Requirement:
The lines to return are those from the one containing "Write the matplotlib code for this chart." down to the one containing "from matplotlib.ticker import MultipleLocator", inclusive; return them exactly and nothing else.

****************

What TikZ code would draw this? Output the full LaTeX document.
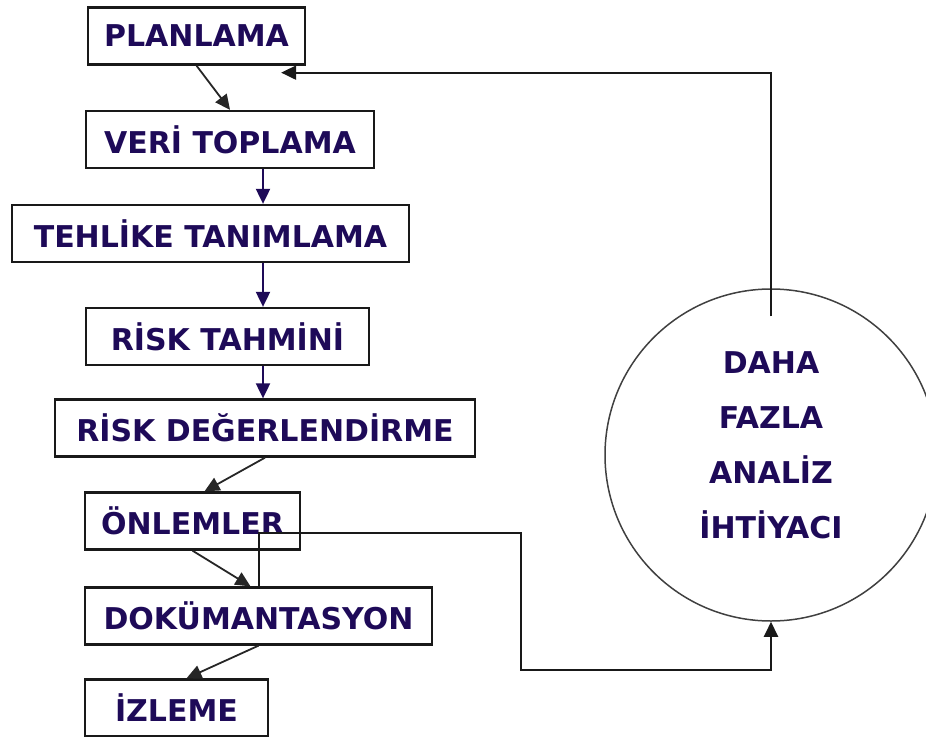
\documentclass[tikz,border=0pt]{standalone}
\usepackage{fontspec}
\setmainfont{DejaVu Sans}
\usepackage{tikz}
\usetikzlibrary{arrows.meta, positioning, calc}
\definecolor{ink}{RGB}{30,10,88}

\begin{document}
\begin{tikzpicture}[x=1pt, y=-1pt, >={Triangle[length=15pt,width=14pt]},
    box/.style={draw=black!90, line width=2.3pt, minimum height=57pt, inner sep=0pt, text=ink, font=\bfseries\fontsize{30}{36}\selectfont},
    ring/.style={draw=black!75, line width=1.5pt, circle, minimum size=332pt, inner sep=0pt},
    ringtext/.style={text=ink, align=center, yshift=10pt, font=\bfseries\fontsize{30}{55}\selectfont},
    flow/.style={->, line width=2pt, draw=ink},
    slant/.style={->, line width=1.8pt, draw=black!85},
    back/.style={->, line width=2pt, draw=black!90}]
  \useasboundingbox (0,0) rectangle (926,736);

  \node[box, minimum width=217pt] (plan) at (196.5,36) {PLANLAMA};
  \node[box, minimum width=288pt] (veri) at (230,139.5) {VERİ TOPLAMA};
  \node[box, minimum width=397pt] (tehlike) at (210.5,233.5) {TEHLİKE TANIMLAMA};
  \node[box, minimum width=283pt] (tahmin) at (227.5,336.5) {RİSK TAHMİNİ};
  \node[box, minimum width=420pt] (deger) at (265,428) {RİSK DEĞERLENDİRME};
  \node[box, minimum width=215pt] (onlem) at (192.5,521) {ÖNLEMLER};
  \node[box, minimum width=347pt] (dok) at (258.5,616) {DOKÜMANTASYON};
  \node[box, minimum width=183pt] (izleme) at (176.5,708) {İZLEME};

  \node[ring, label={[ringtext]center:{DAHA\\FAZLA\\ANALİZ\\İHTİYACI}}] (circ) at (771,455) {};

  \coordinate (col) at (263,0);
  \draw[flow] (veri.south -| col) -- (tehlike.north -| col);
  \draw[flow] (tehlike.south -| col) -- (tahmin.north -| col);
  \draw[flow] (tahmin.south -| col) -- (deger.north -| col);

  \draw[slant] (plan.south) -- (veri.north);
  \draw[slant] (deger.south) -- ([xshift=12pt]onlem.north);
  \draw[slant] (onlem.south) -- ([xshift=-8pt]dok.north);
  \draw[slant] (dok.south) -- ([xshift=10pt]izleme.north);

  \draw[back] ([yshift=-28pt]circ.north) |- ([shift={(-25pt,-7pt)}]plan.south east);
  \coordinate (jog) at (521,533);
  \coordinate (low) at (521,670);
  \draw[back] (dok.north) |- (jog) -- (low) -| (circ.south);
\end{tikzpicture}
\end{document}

****************

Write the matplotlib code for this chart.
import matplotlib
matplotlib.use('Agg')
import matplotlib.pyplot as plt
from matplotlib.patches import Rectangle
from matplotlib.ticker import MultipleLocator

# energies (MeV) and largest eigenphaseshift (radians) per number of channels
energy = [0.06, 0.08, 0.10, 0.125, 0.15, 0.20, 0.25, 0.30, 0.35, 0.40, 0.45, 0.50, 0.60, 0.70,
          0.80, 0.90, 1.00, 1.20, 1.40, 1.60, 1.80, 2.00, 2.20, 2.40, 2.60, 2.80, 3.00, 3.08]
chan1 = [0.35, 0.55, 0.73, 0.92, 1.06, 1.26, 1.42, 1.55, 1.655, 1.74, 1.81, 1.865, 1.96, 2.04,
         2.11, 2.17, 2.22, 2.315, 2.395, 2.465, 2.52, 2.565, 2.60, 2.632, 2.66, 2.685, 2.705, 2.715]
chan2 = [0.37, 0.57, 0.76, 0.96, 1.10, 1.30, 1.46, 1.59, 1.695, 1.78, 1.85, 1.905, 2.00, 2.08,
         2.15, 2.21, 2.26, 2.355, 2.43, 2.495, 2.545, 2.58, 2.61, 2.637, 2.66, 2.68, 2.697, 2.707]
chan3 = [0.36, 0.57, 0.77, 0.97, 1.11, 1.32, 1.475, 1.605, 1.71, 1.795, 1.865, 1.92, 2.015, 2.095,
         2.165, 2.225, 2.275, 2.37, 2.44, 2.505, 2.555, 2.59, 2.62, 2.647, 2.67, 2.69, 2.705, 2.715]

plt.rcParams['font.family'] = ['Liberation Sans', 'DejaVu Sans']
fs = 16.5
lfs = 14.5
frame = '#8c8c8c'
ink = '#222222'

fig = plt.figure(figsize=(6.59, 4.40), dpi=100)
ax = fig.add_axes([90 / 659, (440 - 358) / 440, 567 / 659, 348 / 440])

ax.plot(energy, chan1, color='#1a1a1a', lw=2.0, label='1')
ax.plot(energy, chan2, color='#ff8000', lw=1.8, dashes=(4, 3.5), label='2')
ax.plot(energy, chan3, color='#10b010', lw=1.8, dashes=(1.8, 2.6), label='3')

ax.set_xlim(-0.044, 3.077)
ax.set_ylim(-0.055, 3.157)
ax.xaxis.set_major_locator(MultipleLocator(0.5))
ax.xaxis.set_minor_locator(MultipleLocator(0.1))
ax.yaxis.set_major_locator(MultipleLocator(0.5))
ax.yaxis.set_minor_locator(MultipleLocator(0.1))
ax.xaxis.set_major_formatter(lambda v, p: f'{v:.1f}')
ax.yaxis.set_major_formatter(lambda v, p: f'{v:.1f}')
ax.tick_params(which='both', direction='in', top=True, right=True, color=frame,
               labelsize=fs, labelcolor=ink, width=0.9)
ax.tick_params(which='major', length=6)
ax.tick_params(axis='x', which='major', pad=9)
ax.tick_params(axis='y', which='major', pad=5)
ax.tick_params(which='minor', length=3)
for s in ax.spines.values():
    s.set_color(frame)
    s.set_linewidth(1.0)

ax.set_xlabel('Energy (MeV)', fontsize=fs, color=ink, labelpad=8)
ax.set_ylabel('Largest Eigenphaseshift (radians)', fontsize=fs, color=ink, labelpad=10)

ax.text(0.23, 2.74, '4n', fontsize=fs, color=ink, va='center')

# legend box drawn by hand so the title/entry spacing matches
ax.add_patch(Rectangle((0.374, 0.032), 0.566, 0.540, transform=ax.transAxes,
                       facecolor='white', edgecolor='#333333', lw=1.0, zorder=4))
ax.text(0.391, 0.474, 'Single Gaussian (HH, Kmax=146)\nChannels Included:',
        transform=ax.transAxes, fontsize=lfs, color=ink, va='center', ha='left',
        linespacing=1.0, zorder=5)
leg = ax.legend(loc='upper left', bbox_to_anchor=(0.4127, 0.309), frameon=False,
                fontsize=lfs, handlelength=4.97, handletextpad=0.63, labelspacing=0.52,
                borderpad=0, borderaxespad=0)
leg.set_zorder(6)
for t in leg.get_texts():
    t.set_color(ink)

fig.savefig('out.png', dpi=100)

****************

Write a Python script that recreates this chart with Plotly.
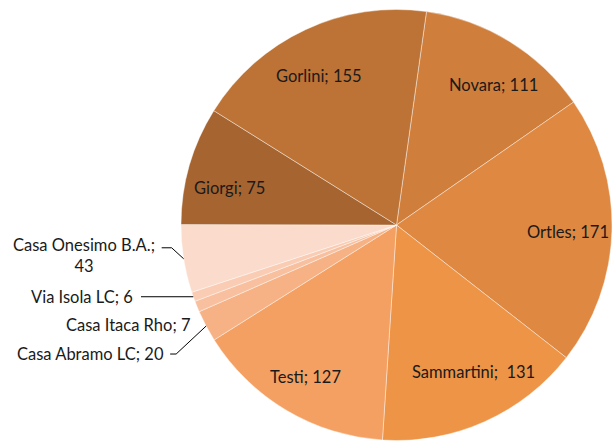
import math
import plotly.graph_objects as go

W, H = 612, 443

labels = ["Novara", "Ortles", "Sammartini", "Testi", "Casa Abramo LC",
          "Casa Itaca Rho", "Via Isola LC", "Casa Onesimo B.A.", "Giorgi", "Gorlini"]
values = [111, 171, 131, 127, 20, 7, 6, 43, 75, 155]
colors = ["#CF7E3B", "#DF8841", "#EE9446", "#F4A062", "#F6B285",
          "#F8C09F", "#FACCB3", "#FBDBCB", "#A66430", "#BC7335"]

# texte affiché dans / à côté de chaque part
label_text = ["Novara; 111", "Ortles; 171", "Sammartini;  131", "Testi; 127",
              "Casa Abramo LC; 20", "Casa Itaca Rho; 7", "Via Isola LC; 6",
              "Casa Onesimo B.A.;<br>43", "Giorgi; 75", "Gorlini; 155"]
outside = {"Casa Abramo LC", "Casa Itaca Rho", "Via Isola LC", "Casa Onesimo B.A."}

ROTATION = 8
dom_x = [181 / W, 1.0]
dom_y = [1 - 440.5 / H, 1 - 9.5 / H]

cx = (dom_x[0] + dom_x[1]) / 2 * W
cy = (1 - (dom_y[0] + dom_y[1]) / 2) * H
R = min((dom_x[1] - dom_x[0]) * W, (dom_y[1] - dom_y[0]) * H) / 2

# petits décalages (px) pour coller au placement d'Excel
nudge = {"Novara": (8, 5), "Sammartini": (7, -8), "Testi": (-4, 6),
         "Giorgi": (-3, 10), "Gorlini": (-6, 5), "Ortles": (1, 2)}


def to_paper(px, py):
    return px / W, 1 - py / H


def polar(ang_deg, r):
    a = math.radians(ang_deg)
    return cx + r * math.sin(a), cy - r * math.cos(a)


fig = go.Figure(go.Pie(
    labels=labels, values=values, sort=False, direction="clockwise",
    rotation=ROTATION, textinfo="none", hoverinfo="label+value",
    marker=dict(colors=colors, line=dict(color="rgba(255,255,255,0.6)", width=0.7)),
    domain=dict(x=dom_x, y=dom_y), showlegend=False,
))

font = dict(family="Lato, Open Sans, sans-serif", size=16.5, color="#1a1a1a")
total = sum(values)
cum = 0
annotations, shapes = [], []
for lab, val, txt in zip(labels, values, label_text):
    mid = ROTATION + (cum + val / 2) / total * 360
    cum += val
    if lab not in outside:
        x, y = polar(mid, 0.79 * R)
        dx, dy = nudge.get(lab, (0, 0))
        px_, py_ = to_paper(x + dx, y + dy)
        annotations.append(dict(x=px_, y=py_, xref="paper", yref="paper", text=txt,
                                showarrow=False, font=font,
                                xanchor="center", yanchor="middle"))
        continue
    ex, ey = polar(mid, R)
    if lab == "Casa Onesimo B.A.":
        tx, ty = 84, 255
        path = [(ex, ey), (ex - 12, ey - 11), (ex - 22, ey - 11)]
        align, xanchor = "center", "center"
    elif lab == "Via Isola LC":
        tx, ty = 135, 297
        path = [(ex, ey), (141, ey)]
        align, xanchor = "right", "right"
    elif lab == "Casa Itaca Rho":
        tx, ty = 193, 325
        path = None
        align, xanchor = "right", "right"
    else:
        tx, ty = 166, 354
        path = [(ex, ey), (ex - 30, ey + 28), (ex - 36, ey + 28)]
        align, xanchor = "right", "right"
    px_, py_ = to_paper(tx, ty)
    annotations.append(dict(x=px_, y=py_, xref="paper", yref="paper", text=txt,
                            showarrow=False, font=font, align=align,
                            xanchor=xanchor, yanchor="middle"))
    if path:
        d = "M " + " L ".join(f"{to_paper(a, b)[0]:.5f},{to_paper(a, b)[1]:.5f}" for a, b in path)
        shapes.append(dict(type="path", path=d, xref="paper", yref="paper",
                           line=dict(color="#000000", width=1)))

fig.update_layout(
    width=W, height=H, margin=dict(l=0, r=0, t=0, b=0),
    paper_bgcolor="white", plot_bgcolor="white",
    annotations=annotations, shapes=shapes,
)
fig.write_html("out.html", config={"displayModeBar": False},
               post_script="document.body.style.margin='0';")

****************

Completed exercise:
Write the matplotlib code for this chart.
import matplotlib
matplotlib.use('Agg')
import matplotlib.pyplot as plt
from matplotlib.patches import Rectangle
from matplotlib.ticker import MultipleLocator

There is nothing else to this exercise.